Mars has become the next great frontier in human conquest and exploration. Why Mars? What is at stake in our efforts to reach Mars? What does it say about life here on Earth? In this expository writing class, students examined at a range of scholarly literature on Mars as well as films, science fiction, and virtual reality simulations to examine some possible futures in which humans have colonized outer space and become a multi-planetary species.

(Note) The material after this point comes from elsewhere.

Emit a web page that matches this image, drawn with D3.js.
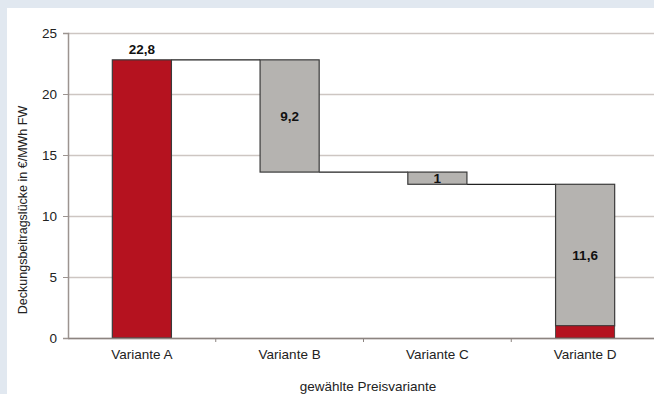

Ramyar Roussokh’s Expos course visited the Learning Lab during their first unit in which they analyzed the film, The Martian. As many folks who’ve taught film know, it is often extremely difficult to get students to move beyond mere plot summary, to force them to analyze the images and properly filmic qualities of the piece rather than a relatively thin version of the story. So, for their visit we printed up two collections of stills from the first 4 minutes of the film. We offered both a computational sampling of the piece—one still every 2 seconds for the first 4 minutes—and a “cinematic” sampling, grabbing a single still from each and every one of the film’s first 200 shots, which is the number of discrete shots we encounter in the first 4 minutes of the film. When the students arrived, they found both sequences of stills lined up next to each other on the tables, tangibly introducing the complexity of film analysis. Even shrunk to an inch in height the stills ran the length of two big LL tables end-to-end. It was quite a sight! For their activity, the students selected stills to compare and contrast using a glossary of film terms we printed out on cards. Students used the images and terms to present insightful, multimodal analyses of the film’s opening scenes, which most certainly did analyze the images qua images rather than mere conveyors of plot points. The concrete materiality of the cut up images—even more than the digital display of clips on the computer—made the film an object or artifact in need of analysis rather than a story, and this had a powerful effect on the students’ work.

Later in the semester, students returned to the Learning Lab for a pre-drafting exercise. Students delivered short pitches (~1 minute) in which they used visual evidence to explain their Unit 3 paper research question using images of Mars (both real and imagined). We knew that students would be in different stages of their writing process at during their visit, so two prompts were designed. The first helped students who were unsure of a research question to develop one, while a second helped students with a proposed question refine their arguments.

Lastly, the Learning Lab hosted an optional event on a Sunday evening where students were invited to play the board game “Teraforming Mars” with their professor and talk through the implications of their game choices.